_GIVEN TASK:_
Look through the data below and return each line where "this" appears.

---

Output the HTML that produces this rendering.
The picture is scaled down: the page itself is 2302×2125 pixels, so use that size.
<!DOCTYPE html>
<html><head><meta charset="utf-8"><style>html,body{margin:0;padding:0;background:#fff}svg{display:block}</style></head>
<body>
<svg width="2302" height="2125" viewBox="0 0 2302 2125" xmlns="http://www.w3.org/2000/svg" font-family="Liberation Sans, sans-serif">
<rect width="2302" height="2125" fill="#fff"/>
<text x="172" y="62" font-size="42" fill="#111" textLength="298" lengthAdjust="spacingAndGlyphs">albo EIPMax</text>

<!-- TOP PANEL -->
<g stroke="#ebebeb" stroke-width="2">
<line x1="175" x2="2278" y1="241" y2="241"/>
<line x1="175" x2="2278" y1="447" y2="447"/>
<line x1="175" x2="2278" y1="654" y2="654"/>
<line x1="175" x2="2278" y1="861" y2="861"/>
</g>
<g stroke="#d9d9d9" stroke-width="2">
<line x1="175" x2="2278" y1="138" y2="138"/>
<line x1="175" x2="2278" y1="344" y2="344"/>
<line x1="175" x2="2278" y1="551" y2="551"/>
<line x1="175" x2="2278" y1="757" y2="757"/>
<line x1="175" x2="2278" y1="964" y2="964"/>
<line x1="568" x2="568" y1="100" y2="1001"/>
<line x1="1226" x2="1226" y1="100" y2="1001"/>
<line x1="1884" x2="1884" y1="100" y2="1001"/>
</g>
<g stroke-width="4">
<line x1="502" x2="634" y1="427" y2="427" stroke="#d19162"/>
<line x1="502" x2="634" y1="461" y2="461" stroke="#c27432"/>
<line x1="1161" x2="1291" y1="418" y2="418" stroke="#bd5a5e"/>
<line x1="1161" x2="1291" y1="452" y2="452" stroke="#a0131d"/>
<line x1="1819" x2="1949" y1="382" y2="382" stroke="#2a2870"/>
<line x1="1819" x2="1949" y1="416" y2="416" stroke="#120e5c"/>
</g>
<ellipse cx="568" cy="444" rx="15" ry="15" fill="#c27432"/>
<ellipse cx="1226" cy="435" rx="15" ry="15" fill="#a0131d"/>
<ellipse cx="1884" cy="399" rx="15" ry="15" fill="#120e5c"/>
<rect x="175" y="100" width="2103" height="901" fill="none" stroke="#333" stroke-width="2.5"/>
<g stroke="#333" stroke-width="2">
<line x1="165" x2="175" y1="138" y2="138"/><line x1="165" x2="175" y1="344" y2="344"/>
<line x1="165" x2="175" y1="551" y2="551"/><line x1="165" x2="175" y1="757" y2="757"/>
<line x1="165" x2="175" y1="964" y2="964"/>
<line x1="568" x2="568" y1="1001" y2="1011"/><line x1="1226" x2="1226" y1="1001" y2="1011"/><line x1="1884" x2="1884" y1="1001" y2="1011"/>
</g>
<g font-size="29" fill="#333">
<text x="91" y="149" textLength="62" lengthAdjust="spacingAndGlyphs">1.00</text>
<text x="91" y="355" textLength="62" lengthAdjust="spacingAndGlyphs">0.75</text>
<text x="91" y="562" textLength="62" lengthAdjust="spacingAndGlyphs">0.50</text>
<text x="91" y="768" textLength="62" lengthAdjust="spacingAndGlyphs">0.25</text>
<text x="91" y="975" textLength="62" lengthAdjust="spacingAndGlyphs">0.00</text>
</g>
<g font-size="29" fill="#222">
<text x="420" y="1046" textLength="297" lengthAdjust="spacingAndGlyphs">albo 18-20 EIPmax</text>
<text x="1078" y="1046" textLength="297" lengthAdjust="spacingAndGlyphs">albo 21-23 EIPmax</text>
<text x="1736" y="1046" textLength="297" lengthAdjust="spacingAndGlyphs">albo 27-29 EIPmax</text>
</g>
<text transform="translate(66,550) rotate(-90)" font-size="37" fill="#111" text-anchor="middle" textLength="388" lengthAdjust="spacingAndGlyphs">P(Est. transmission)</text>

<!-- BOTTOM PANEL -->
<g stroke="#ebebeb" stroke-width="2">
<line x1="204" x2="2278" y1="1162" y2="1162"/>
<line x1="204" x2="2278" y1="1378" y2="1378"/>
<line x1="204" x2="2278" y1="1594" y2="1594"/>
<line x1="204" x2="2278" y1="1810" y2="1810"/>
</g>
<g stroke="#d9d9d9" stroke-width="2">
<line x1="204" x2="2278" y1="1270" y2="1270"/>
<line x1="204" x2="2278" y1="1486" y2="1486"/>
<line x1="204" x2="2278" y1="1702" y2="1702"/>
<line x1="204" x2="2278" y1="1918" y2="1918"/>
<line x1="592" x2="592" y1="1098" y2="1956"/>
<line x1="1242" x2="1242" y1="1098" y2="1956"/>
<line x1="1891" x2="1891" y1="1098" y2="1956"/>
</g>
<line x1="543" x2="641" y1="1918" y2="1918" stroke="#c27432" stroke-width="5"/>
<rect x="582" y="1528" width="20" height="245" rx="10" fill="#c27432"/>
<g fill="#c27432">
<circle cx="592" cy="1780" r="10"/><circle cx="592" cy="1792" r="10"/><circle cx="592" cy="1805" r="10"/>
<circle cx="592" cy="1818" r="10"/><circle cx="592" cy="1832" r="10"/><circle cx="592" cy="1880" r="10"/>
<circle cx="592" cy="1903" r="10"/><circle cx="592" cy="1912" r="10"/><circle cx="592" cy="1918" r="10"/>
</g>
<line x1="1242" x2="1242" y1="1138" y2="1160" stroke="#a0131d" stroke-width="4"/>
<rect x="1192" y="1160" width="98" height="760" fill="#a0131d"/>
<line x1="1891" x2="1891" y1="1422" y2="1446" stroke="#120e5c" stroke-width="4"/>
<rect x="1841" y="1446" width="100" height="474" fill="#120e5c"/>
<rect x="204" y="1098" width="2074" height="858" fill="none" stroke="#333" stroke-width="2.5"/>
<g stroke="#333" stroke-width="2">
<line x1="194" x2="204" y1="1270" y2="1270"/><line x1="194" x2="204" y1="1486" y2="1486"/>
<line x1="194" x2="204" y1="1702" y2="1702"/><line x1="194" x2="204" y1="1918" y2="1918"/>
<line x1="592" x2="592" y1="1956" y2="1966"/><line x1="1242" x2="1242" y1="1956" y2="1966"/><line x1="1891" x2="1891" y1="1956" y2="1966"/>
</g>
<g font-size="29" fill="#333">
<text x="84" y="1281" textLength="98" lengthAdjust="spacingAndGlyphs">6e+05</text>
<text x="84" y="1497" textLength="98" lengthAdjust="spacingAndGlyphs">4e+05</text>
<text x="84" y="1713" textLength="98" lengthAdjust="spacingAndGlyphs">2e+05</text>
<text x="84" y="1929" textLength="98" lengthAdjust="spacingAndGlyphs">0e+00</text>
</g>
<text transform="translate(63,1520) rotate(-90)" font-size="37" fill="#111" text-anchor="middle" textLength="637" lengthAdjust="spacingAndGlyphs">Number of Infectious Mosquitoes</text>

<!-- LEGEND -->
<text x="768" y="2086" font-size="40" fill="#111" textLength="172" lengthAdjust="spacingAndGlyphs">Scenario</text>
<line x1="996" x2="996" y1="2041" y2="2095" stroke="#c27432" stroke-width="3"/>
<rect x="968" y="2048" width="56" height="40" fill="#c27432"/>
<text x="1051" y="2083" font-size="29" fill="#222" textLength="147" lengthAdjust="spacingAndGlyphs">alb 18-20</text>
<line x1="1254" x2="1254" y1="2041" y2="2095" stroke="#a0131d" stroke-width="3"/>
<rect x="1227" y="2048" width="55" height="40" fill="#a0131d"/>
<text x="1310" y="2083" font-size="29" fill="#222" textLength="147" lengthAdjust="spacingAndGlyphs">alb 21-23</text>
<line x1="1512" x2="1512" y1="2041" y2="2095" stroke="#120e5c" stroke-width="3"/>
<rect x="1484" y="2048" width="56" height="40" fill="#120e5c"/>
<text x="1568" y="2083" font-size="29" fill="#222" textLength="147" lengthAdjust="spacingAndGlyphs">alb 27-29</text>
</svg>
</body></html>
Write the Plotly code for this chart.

---

_EXPECTED ANSWER:_
Output the HTML that produces this rendering.
Write the Plotly code for this chart.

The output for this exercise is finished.